Kentucky requires a coach with a big personality or big wins -- and Tubby Smith brought neither. That's why his move to Minnesota is a big win for everyone involved, Pat Forde writes. Story

According to sources, Smith called Monson for an education about the opening, Minnesota's basketball facilities, the atmosphere around the program, and how the job compares to others in the Big Ten. The program was on probation for five of Monson's seven seasons after an academic scandal under former coach Clem Haskins.

Monson cleaned up the program, but the Gophers didn't win; they were 9-22 this season, 3-13 in the Big Ten.

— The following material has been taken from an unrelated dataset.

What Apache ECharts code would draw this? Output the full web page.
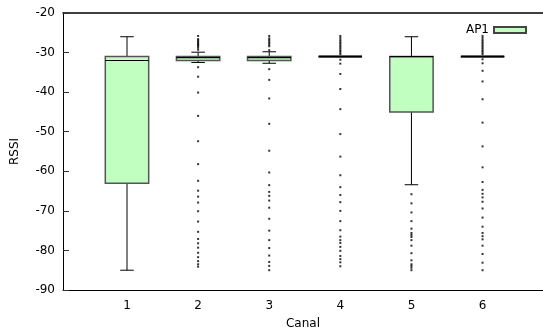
<!DOCTYPE html>
<html>
<head>
<meta charset="utf-8">
<script src="https://cdn.jsdelivr.net/npm/echarts@6/dist/echarts.min.js"></script>
<style>html,body{margin:0;padding:0;background:#fff}#c{width:543px;height:336px}</style>
</head>
<body>
<div id="c"></div>
<script>
var channels = [1, 2, 3, 4, 5, 6];
var xTickLabels = ['1', '2', '3', '4', '5', '6'];
var yTicks = [-90, -80, -70, -60, -50, -40, -30, -20];
// [min whisker, Q1, median, Q3, max whisker]
var boxStats = [
  [-85, -63, -32, -31, -26],
  [-32.5, -32, -31.3, -31, -29.9],
  [-32.7, -32, -31.3, -31, -29.8],
  [-31, -31, -31, -31, -31],
  [-63.4, -45, -31, -31, -26],
  [-31, -31, -31, -31, -31]
];
var outliers1 = [];
var outliers2 = [-25.8, -26.6, -26.9, -27.2, -27.5, -27.8, -28.1, -28.4, -28.8, -29.3,
  -33.7, -36.1, -40.1, -46.0, -52.4, -58.2, -62.4, -64.9, -66.4, -67.9, -70.1, -72.7,
  -75.3, -77.1, -78.2, -79.3, -80.6, -81.7, -82.7, -83.5, -84.1];
var outliers3 = [-25.8, -26.4, -26.8, -27.2, -27.6, -28.0, -28.4, -29.4,
  -34.2, -36.9, -41.6, -48.0, -54.8, -60.3, -63.5, -65.2, -66.2, -67.4, -69.2, -72.0,
  -75.0, -77.4, -79.4, -81.3, -82.9, -83.9, -85.0];
var outliers4 = [-25.8, -26.3, -26.8, -27.2, -27.6, -28.0, -28.4, -28.8, -29.2, -29.6, -30.0, -30.4,
  -31.8, -32.8, -35.4, -39.2, -44.3, -50.6, -56.3, -61.0, -64.0, -66.0, -67.8, -70.0,
  -72.6, -74.9, -76.5, -77.4, -78.1, -79.1, -80.1, -81.4, -82.2, -83.0, -84.0];
var outliers5 = [-65.8, -68.1, -70.4, -72.6, -74.5, -75.6, -76.1, -76.6, -77.4, -78.8,
  -80.7, -82.5, -83.5, -83.9, -84.4, -85.0];
var outliers6 = [-25.8, -26.3, -26.8, -27.2, -27.6, -28.0, -28.4, -28.8, -29.2, -29.6, -30.0, -30.4,
  -31.7, -32.7, -34.6, -37.3, -41.8, -47.7, -53.7, -59.0, -62.7, -64.7, -65.7, -66.6,
  -67.7, -69.4, -71.7, -74.0, -75.6, -76.4, -77.2, -78.8, -80.9, -83.1, -85.0];
var outlierLists = [outliers1, outliers2, outliers3, outliers4, outliers5, outliers6];

var boxData = channels.map(function (c, i) { return [c].concat(boxStats[i]); });
var outlierData = [];
outlierLists.forEach(function (list, i) {
  list.forEach(function (v) { outlierData.push([channels[i], v]); });
});

var chart = echarts.init(document.getElementById('c'), null, {renderer: 'canvas'});
var font = 'DejaVu Sans';
chart.setOption({
  animation: false,
  grid: {left: 63, right: 0, top: 13, bottom: 46},
  legend: {
    data: [{name: 'AP1', icon: 'rect'}],
    right: 11, top: 19, align: 'right',
    itemWidth: 32, itemHeight: 6, itemGap: 6,
    textStyle: {fontFamily: font, fontSize: 12, color: '#000'}
  },
  xAxis: [{
    type: 'value', min: 0.1, max: 6.85,
    name: 'Canal', nameLocation: 'middle', nameGap: 28,
    nameTextStyle: {fontFamily: font, fontSize: 12, color: '#000'},
    axisLine: {show: true, onZero: false, lineStyle: {color: '#000', width: 1}},
    axisTick: {show: false},
    splitLine: {show: false},
    axisLabel: {customValues: channels, margin: 10, fontFamily: font, fontSize: 12, color: '#000',
      formatter: function (v) { return xTickLabels[channels.indexOf(v)] || ''; }}
  }, {
    type: 'value', position: 'top', min: 0.1, max: 6.85,
    axisLine: {show: true, onZero: false, lineStyle: {color: '#000', width: 1.5}},
    axisTick: {show: false}, axisLabel: {show: false}, splitLine: {show: false}
  }],
  yAxis: {
    type: 'value', min: -90, max: -20, interval: 10,
    name: 'RSSI', nameLocation: 'middle', nameGap: 42, nameRotate: 90,
    nameTextStyle: {fontFamily: font, fontSize: 12, color: '#000'},
    axisLine: {show: true, onZero: false, lineStyle: {color: '#000', width: 1}},
    axisTick: {show: true, inside: true, length: 6, lineStyle: {color: '#333'}},
    splitLine: {show: false},
    axisLabel: {margin: 8, fontFamily: font, fontSize: 12, color: '#000',
      customValues: yTicks}
  },
  series: [{
    name: 'AP1', type: 'custom',
    itemStyle: {color: '#c0ffc0', borderColor: '#444', borderWidth: 1},
    encode: {x: 0, y: [1, 2, 3, 4, 5]},
    data: boxData,
    renderItem: function (params, api) {
      var x = api.value(0);
      var pMin = api.coord([x, api.value(1)]);
      var pQ1 = api.coord([x, api.value(2)]);
      var pMed = api.coord([x, api.value(3)]);
      var pQ3 = api.coord([x, api.value(4)]);
      var pMax = api.coord([x, api.value(5)]);
      var bw = api.size([0.61, 0])[0];
      var cw = api.size([0.19, 0])[0];
      var cx = pMed[0];
      var ls = {stroke: '#000', lineWidth: 1};
      var children = [
        {type: 'line', shape: {x1: cx, y1: pQ3[1], x2: cx, y2: pMax[1]}, style: ls},
        {type: 'line', shape: {x1: cx, y1: pQ1[1], x2: cx, y2: pMin[1]}, style: ls},
        {type: 'line', shape: {x1: cx - cw / 2, y1: pMax[1], x2: cx + cw / 2, y2: pMax[1]}, style: ls},
        {type: 'line', shape: {x1: cx - cw / 2, y1: pMin[1], x2: cx + cw / 2, y2: pMin[1]}, style: ls},
        {type: 'rect', shape: {x: cx - bw / 2, y: pQ3[1], width: bw, height: pQ1[1] - pQ3[1]},
          style: {fill: '#c0ffc0', stroke: '#555', lineWidth: 1.5}},
        {type: 'line', shape: {x1: cx - bw / 2, y1: pMed[1], x2: cx + bw / 2, y2: pMed[1]},
          style: {stroke: '#000', lineWidth: 1.2}}
      ];
      if (Math.abs(pQ1[1] - pQ3[1]) < 1) {
        children.push({type: 'line', shape: {x1: cx - bw / 2, y1: pMed[1], x2: cx + bw / 2, y2: pMed[1]},
          style: {stroke: '#000', lineWidth: 2}});
      }
      return {type: 'group', children: children};
    },
    z: 2
  }, {
    name: 'outliers', type: 'scatter',
    symbol: 'rect', symbolSize: 2,
    itemStyle: {color: '#000'},
    data: outlierData,
    z: 3
  }]
});
</script>
</body>
</html>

During his decade at Kentucky, where he replaced Rick Pitino, Smith was 263-83 and reached the NCAA Tournament every season, winning the national championship in 1998 -- Smith's rookie season in Lexington. But the Wildcats have not been back to the Final Four since.

"Tubby is an outstanding individual and he's been a credit to the conference and a credit to the game," SEC commissioner Mike Slive said Thursday. "We definitely wish him well. Kentuucky has a great basketball tradition, and that great tradition will continue as the university moves ahead."

Tubby Smith's Career 
Kentucky Overall 
Seasons 10 16 
Record 263-83 387-145 
Winning Pct. .760 .727 
NCAAs 10 14 
Elite Eight 4 4

This season, in which the Wildcats finished 22-12 overall, 9-7 in the SEC and lost to Kansas in the second round of the tournament, saw a growing faction of Kentucky fans calling for Smith's ouster.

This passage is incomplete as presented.